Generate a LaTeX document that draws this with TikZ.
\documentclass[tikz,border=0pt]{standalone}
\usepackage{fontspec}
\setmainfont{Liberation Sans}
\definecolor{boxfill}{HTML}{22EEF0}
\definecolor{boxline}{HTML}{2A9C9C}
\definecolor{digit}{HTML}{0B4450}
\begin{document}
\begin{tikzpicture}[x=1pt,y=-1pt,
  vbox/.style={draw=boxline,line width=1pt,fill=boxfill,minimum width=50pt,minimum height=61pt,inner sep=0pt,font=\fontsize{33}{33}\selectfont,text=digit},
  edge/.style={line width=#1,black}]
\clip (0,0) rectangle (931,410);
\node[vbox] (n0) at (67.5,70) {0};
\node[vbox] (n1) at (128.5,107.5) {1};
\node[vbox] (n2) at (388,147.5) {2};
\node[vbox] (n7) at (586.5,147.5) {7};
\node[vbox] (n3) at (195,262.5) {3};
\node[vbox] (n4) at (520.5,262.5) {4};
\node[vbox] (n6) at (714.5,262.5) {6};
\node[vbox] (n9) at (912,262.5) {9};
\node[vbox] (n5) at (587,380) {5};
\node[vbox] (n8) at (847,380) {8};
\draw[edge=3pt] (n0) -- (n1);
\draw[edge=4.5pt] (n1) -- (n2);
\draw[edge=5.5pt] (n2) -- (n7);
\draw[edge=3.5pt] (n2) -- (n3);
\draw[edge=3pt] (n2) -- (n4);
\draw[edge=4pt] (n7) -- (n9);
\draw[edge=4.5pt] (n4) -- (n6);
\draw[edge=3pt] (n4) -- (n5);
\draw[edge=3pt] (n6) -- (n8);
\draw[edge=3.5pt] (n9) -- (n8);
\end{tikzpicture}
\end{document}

▶ _TASK OBJECTIVE_
Working from the material above, retype it in its entirety without change.

▶ _TASK ANSWER_
Generate a LaTeX document that draws this with TikZ.
\documentclass[tikz,border=0pt]{standalone}
\usepackage{fontspec}
\setmainfont{Liberation Sans}
\definecolor{boxfill}{HTML}{22EEF0}
\definecolor{boxline}{HTML}{2A9C9C}
\definecolor{digit}{HTML}{0B4450}
\begin{document}
\begin{tikzpicture}[x=1pt,y=-1pt,
  vbox/.style={draw=boxline,line width=1pt,fill=boxfill,minimum width=50pt,minimum height=61pt,inner sep=0pt,font=\fontsize{33}{33}\selectfont,text=digit},
  edge/.style={line width=#1,black}]
\clip (0,0) rectangle (931,410);
\node[vbox] (n0) at (67.5,70) {0};
\node[vbox] (n1) at (128.5,107.5) {1};
\node[vbox] (n2) at (388,147.5) {2};
\node[vbox] (n7) at (586.5,147.5) {7};
\node[vbox] (n3) at (195,262.5) {3};
\node[vbox] (n4) at (520.5,262.5) {4};
\node[vbox] (n6) at (714.5,262.5) {6};
\node[vbox] (n9) at (912,262.5) {9};
\node[vbox] (n5) at (587,380) {5};
\node[vbox] (n8) at (847,380) {8};
\draw[edge=3pt] (n0) -- (n1);
\draw[edge=4.5pt] (n1) -- (n2);
\draw[edge=5.5pt] (n2) -- (n7);
\draw[edge=3.5pt] (n2) -- (n3);
\draw[edge=3pt] (n2) -- (n4);
\draw[edge=4pt] (n7) -- (n9);
\draw[edge=4.5pt] (n4) -- (n6);
\draw[edge=3pt] (n4) -- (n5);
\draw[edge=3pt] (n6) -- (n8);
\draw[edge=3.5pt] (n9) -- (n8);
\end{tikzpicture}
\end{document}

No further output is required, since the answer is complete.